_EXERCISE:_ Pictures stay out of the copy. Please reproduce only the lines between the one holding "Reproduce this chart" and the one holding "3, 5, 4, 3, 5];", inclusive.

Charts and diagrams as code:

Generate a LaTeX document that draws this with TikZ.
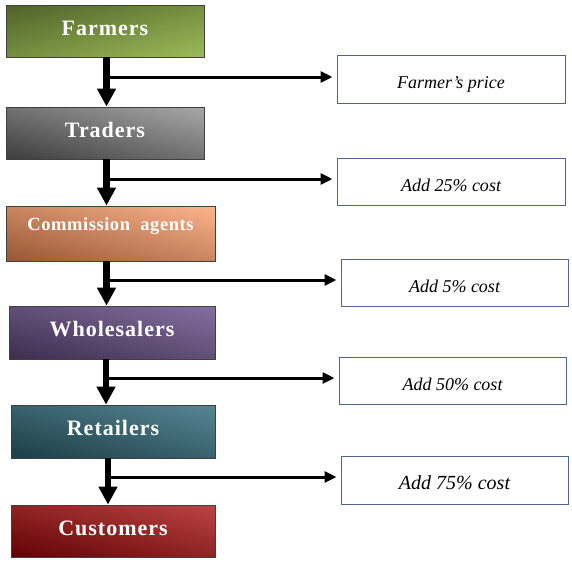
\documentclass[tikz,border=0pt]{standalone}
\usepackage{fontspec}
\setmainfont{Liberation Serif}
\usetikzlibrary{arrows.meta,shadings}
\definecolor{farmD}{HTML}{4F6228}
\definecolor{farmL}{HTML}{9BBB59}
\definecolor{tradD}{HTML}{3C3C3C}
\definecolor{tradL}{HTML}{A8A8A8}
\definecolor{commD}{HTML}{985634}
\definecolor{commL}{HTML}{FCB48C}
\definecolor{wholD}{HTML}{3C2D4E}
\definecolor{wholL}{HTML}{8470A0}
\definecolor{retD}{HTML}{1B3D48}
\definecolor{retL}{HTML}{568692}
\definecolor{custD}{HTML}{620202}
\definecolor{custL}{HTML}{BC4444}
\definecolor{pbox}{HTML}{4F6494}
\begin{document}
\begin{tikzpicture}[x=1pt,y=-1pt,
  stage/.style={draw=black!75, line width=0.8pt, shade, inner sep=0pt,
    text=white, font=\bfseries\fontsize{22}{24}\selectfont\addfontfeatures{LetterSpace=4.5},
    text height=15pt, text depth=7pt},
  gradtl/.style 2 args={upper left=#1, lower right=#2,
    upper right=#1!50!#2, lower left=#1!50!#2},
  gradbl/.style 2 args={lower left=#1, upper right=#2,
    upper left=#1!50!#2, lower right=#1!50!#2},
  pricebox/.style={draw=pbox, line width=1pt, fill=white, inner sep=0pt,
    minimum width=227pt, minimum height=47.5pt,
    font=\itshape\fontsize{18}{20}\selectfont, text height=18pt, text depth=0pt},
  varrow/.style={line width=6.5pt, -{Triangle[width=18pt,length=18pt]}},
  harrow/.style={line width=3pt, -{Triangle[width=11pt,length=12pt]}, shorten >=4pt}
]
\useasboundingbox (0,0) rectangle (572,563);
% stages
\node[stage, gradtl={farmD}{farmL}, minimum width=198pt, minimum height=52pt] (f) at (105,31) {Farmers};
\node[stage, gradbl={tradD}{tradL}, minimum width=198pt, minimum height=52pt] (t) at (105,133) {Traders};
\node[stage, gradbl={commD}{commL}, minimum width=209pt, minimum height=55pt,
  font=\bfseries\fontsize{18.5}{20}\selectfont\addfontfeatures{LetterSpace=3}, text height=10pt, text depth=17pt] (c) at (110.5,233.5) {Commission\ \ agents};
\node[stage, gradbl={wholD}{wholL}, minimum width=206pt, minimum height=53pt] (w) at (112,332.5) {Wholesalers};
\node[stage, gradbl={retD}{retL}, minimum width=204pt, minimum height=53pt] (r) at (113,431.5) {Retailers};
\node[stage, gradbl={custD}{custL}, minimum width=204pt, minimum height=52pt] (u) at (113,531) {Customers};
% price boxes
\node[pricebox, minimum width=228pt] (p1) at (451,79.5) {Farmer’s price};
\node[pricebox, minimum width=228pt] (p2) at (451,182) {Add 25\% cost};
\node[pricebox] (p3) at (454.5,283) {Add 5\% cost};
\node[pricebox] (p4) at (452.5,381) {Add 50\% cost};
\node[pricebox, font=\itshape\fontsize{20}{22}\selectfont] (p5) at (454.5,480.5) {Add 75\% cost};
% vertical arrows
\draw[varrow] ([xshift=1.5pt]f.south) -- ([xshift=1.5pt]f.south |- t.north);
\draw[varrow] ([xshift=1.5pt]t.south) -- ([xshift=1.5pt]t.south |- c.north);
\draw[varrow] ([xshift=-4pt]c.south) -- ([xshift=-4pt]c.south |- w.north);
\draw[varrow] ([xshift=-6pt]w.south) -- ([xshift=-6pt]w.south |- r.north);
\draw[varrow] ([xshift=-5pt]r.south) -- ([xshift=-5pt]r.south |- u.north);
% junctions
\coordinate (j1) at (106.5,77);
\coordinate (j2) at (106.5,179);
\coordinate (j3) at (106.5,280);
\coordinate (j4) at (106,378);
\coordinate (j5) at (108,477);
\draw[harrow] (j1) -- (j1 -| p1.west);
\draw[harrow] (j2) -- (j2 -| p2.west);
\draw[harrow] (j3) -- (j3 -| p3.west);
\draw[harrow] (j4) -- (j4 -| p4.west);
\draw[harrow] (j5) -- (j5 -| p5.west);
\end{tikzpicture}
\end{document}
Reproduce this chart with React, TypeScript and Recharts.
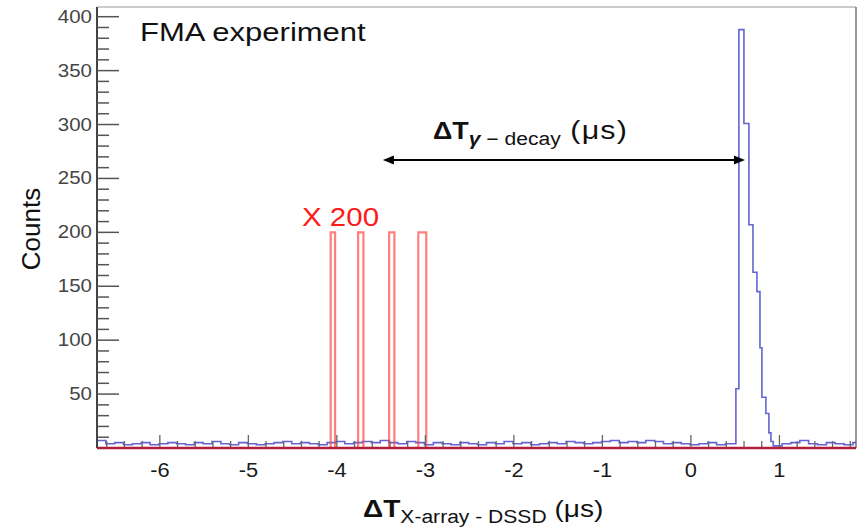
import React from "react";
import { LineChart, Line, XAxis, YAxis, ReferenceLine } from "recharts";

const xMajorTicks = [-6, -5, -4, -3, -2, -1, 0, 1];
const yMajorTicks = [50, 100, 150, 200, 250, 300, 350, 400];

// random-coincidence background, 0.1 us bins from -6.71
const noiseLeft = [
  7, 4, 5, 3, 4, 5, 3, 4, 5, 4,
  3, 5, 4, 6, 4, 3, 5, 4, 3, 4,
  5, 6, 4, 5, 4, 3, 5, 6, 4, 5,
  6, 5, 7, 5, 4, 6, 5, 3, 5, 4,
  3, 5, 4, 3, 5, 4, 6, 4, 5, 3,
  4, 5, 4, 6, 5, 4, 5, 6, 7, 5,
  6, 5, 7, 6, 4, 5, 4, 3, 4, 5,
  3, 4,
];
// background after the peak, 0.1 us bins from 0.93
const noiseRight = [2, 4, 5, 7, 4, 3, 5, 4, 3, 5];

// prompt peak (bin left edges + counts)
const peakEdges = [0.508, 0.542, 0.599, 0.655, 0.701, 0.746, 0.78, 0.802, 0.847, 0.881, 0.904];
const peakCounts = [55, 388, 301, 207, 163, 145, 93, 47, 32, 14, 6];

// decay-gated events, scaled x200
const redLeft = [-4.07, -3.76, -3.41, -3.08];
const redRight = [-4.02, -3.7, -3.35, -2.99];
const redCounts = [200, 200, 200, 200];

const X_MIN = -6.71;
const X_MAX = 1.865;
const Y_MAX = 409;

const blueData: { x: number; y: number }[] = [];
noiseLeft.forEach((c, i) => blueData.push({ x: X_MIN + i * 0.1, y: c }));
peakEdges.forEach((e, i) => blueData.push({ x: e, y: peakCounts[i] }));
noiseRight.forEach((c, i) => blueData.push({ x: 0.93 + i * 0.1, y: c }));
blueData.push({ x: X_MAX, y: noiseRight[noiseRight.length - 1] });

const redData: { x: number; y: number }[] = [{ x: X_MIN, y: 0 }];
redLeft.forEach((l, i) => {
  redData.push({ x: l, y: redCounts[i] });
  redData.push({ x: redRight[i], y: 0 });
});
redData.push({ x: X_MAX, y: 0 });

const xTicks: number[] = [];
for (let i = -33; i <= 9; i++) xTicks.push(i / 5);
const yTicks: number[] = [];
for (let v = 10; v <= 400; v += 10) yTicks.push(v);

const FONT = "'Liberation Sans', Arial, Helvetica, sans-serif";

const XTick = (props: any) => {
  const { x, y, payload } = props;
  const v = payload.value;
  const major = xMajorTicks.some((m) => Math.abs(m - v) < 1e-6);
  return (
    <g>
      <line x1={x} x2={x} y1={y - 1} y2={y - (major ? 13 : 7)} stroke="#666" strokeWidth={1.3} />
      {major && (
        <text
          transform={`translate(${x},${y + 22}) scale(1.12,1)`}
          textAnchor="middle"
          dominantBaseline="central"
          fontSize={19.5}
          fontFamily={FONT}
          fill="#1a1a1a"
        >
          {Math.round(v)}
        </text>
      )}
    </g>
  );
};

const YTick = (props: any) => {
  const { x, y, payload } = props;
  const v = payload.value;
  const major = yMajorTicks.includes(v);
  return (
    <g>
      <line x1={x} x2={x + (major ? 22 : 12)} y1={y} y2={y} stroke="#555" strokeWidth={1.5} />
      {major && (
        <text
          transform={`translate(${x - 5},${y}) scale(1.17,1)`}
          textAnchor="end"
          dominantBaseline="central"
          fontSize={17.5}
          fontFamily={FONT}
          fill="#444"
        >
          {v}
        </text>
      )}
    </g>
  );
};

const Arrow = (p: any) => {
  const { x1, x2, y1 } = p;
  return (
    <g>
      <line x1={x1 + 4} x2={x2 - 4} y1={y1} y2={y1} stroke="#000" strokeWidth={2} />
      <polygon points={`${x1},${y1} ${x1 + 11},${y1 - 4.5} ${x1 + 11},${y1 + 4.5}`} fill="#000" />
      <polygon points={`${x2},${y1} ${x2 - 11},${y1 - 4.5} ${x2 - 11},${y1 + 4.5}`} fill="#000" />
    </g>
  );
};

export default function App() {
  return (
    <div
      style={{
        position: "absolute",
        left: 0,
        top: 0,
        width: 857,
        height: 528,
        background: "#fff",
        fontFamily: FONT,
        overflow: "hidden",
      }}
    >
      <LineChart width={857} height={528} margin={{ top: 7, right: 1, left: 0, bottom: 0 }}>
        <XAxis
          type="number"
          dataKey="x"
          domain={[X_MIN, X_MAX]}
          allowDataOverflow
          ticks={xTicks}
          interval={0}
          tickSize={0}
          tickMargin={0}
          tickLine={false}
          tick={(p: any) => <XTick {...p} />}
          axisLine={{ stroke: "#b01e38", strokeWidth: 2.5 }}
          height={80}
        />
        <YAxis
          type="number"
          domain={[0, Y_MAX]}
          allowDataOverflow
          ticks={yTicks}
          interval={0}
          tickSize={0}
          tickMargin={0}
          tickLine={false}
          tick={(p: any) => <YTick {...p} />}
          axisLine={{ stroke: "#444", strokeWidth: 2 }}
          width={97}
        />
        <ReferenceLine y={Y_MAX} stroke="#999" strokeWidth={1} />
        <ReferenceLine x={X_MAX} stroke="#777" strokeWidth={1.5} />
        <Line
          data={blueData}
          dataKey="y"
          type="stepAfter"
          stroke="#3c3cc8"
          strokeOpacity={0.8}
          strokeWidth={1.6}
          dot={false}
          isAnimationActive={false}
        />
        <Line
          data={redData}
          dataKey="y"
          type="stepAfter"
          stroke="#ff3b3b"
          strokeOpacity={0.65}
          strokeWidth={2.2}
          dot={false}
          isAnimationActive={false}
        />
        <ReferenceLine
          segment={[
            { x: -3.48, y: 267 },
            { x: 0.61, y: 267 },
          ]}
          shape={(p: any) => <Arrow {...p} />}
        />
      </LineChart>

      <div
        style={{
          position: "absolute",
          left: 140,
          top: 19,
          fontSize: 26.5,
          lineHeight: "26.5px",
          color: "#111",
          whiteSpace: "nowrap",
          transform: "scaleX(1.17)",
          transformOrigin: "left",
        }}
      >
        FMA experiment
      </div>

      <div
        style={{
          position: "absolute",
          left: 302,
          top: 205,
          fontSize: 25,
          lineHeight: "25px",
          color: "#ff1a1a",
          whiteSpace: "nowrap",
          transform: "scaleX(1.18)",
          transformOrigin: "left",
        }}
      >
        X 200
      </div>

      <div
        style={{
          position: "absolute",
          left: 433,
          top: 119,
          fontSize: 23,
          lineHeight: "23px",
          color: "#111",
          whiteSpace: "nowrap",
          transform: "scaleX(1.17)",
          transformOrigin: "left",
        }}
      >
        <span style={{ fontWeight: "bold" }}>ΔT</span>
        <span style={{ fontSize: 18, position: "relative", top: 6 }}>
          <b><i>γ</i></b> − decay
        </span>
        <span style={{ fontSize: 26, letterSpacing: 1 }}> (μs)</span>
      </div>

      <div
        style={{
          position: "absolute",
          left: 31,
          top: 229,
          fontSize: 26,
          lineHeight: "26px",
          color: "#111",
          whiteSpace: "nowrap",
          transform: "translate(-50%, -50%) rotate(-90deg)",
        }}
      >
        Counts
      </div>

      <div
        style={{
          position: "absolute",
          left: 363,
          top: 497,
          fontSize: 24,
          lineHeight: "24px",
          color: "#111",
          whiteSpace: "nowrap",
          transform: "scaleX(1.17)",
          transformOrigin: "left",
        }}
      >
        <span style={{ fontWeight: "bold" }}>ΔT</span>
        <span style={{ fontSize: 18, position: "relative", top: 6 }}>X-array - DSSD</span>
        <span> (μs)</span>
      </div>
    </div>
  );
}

_WRITTEN RESPONSE:_
Reproduce this chart with React, TypeScript and Recharts.
import React from "react";
import { LineChart, Line, XAxis, YAxis, ReferenceLine } from "recharts";

const xMajorTicks = [-6, -5, -4, -3, -2, -1, 0, 1];
const yMajorTicks = [50, 100, 150, 200, 250, 300, 350, 400];

// random-coincidence background, 0.1 us bins from -6.71
const noiseLeft = [
  7, 4, 5, 3, 4, 5, 3, 4, 5, 4,
  3, 5, 4, 6, 4, 3, 5, 4, 3, 4,
  5, 6, 4, 5, 4, 3, 5, 6, 4, 5,
  6, 5, 7, 5, 4, 6, 5, 3, 5, 4,
  3, 5, 4, 3, 5, 4, 6, 4, 5, 3,
  4, 5, 4, 6, 5, 4, 5, 6, 7, 5,
  6, 5, 7, 6, 4, 5, 4, 3, 4, 5,
  3, 4,
];
// background after the peak, 0.1 us bins from 0.93
const noiseRight = [2, 4, 5, 7, 4, 3, 5, 4, 3, 5];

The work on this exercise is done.